It was observed that this naming proposal is not likely to scale as well
as the use of true distinguished names nor does it provide users with
authenticated, descriptive identifiers. It was suggested that the use
of DNS names in certificates might facilitate storage of certificates in
the DNS, but this claim was not substantiated.
TIS also suggested that it would be appropriate to consider relaxing the
current certification system. The motivations cited here included a
desire to facilitate the deployment of PEM to users not connected to the
Internet and to incorporate trust models not accommodated by the current
certification system. No specific, detailed proposals were put forth,
but TIS announced plans to make material available later. It was
observed that if the current certification path validation rules are
substantially relaxed, the result may be a system with functionality no
better than systems such as PGP.
PEM and MIME Integration
The rest of the meeting was devoted to a discussion of the integration
of PEM and MIME. The proposal put forth by the MIME Working Group Chair
was to formally supersede RFC1421 with a specification for PEM which
requires a minimal MIME implementation. The requirements for a
minimally compliant MIME mailer, from both submission and delivery
perspectives was presented. Changes required relative to existing PEM
processing includes recognition of static MIME header fields, adding the
quoted-printable transformation, generation and parsing of multipart and
text content types, support of ISO 8859-n character sets, and support
for parameterized boundary markers (not compatible with the current PEM
boundary markers).
There were some strong objections to this proposal, on several grounds.

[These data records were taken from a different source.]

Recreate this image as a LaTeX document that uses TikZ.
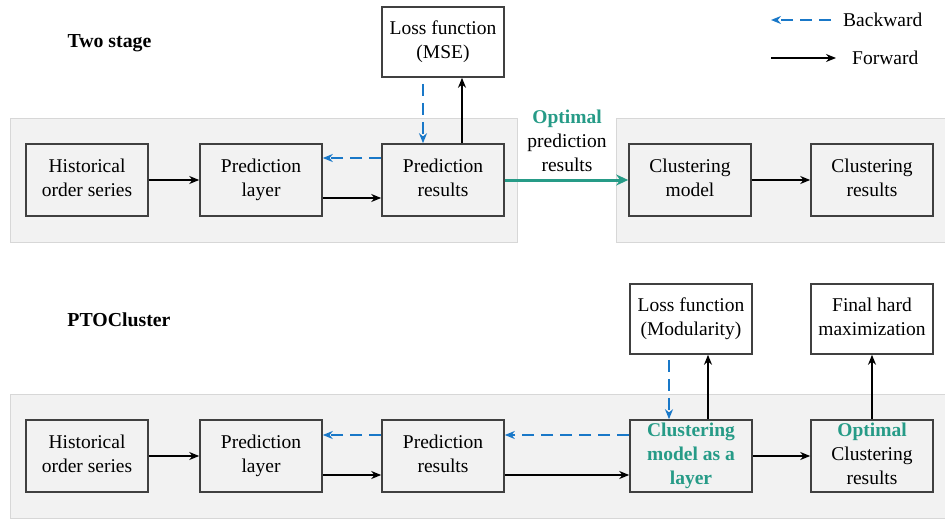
\documentclass[tikz,border=0pt]{standalone}
\usepackage{fontspec}
\setmainfont{Liberation Serif}
\usetikzlibrary{arrows.meta,calc}
\definecolor{tgreen}{RGB}{38,155,135}
\definecolor{bblue}{RGB}{25,120,200}
\definecolor{bgfill}{RGB}{242,242,242}
\definecolor{bgline}{RGB}{215,215,215}
\newcommand{\mystrutA}{\rule{0pt}{31pt}}
\newcommand{\mystrutB}{\rule[-4.6pt]{0pt}{4.6pt}}
\begin{document}
\begin{tikzpicture}[x=1pt,y=-1pt,
  txt/.style={font=\fontsize{19.5}{24}\selectfont, align=center, inner sep=0pt},
  box/.style={txt, draw=black!75, line width=1.6pt, fill=bgfill, minimum width=122pt, minimum height=72pt,
    execute at begin node=\mystrutA, execute at end node=\mystrutB},
  lossbox/.style={box, fill=white, minimum height=70pt},
  panel/.style={fill=bgfill, draw=bgline, line width=0.8pt},
  fwd/.style={draw=black, line width=1.6pt, -{Stealth[length=10pt,width=8pt]}},
  bwd/.style={draw=bblue, line width=1.6pt, dash pattern=on 12pt off 7pt, -{Stealth[length=10pt,width=8pt]}},
  grn/.style={draw=tgreen, line width=3pt, -{Stealth[length=12pt,width=11pt]}},
  title/.style={font=\fontsize{19.8}{23}\selectfont\bfseries, inner sep=0pt}
]
\useasboundingbox (0,0) rectangle (945,519);
% panels
\draw[panel] (10.5,118.5) rectangle (517.5,242.5);
\draw[panel] (616.5,118.5) rectangle (948,242.5);
\draw[panel] (10.5,394.5) rectangle (948,518.5);

% titles
\node[title] (t1) at (109.5,43) {Two stage};
\node[title] (t2) at (119,320) {PTOCluster};

% legend
\coordinate (lb1) at (831,20);
\coordinate (lb2) at (771,20);
\node[txt, anchor=west] (lbt) at (843,20) {Backward};
\draw[bwd] (lb1) -- (lb2);
\coordinate (lf1) at (771,58);
\coordinate (lf2) at (836,58);
\node[txt, anchor=west] (lft) at (852,58) {Forward};
\draw[fwd] (lf1) -- (lf2);

% top row
\node[box] (h1) at (87,180) {Historical\\order series};
\node[box] (p1) at (261,180) {Prediction\\layer};
\node[box] (r1) at (443,180) {Prediction\\results};
\node[box] (c1) at (690,180) {Clustering\\model};
\node[box] (cr1) at (872,180) {Clustering\\results};
\node[lossbox] (l1) at (443,42) {Loss function\\(MSE)};
\node[txt] (opt) at (567,141) {\textcolor{tgreen}{\bfseries Optimal}\\prediction\\results};

\draw[fwd] (h1) -- (p1);
\draw[fwd] ($(p1.east)+(0,18)$) -- ($(r1.west)+(0,18)$);
\draw[bwd] ($(r1.west)+(0,-22)$) -- ($(p1.east)+(0,-22)$);
\draw[bwd] ($(l1.south)+(-20,6)$) -- ($(r1.north)+(-20,0)$);
\draw[fwd] ($(r1.north)+(19,0)$) -- ($(l1.south)+(19,0)$);
\draw[grn] (r1) -- (c1);
\draw[fwd] (c1) -- (cr1);

% bottom row
\node[box] (h2) at (87,456) {Historical\\order series};
\node[box] (p2) at (261,456) {Prediction\\layer};
\node[box] (r2) at (443,456) {Prediction\\results};
\node[box, font=\fontsize{19.5}{24}\selectfont\bfseries, text=tgreen] (c2) at (691,456) {Clustering\\model as a\\layer};
\node[box] (cr2) at (872,456) {\textcolor{tgreen}{\bfseries Optimal}\\Clustering\\results};
\node[lossbox] (l2) at (691,319) {Loss function\\(Modularity)};
\node[lossbox] (f2) at (872,319) {Final hard\\maximization};

\draw[fwd] (h2) -- (p2);
\draw[fwd] ($(p2.east)+(0,19)$) -- ($(r2.west)+(0,19)$);
\draw[bwd] ($(r2.west)+(0,-21)$) -- ($(p2.east)+(0,-21)$);
\draw[bwd] ($(c2.west)+(0,-21)$) -- ($(r2.east)+(0,-21)$);
\draw[fwd] ($(r2.east)+(0,19)$) -- ($(c2.west)+(0,19)$);
\draw[fwd] (c2) -- (cr2);
\draw[bwd] ($(l2.south)+(-22,5)$) -- ($(c2.north)+(-22,0)$);
\draw[fwd] ($(c2.north)+(17,0)$) -- ($(l2.south)+(17,0)$);
\draw[fwd] (cr2) -- (f2);
\end{tikzpicture}
\end{document}
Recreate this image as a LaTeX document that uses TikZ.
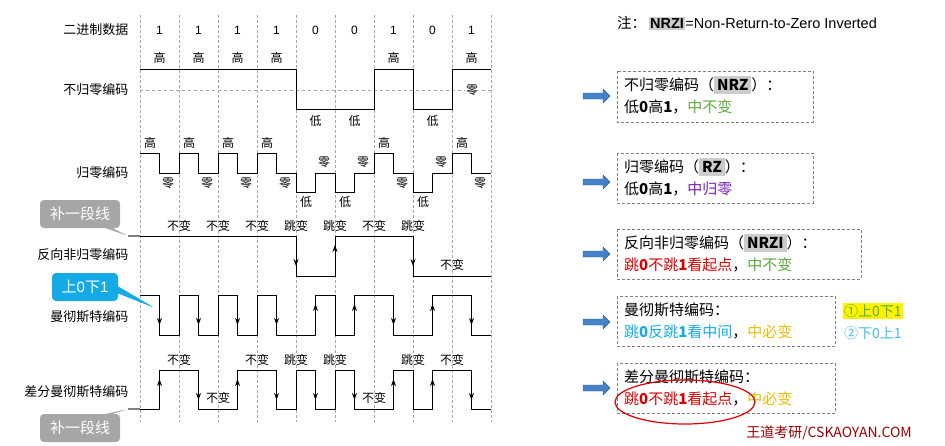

For example, the MIME-PEM specification is not yet complete and there
are a number of details in the currently published MIME-PEM
specification which are contentious (e.g., the use of inband markers for
local control of PEM submission processing and delivery indication of
applied PEM processing), so a gap of six or more months would result if
deployment 822-PEM implementations were discouraged or halted until
MIME-PEM is available. Also, this proposal would disenfranchise
non-MIME users, which was viewed as an unacceptable result. Other
attendees argued that they would not consider implementing 822- PEM and
would wait for MIME-PEM because of a desire to support only MIME users.
There was general agreement that it would be advantageous for users to
migrate to MIME-PEM. There was little or no support for the concept of
requiring gateways to translate between 822- PEM and MIME-PEM users.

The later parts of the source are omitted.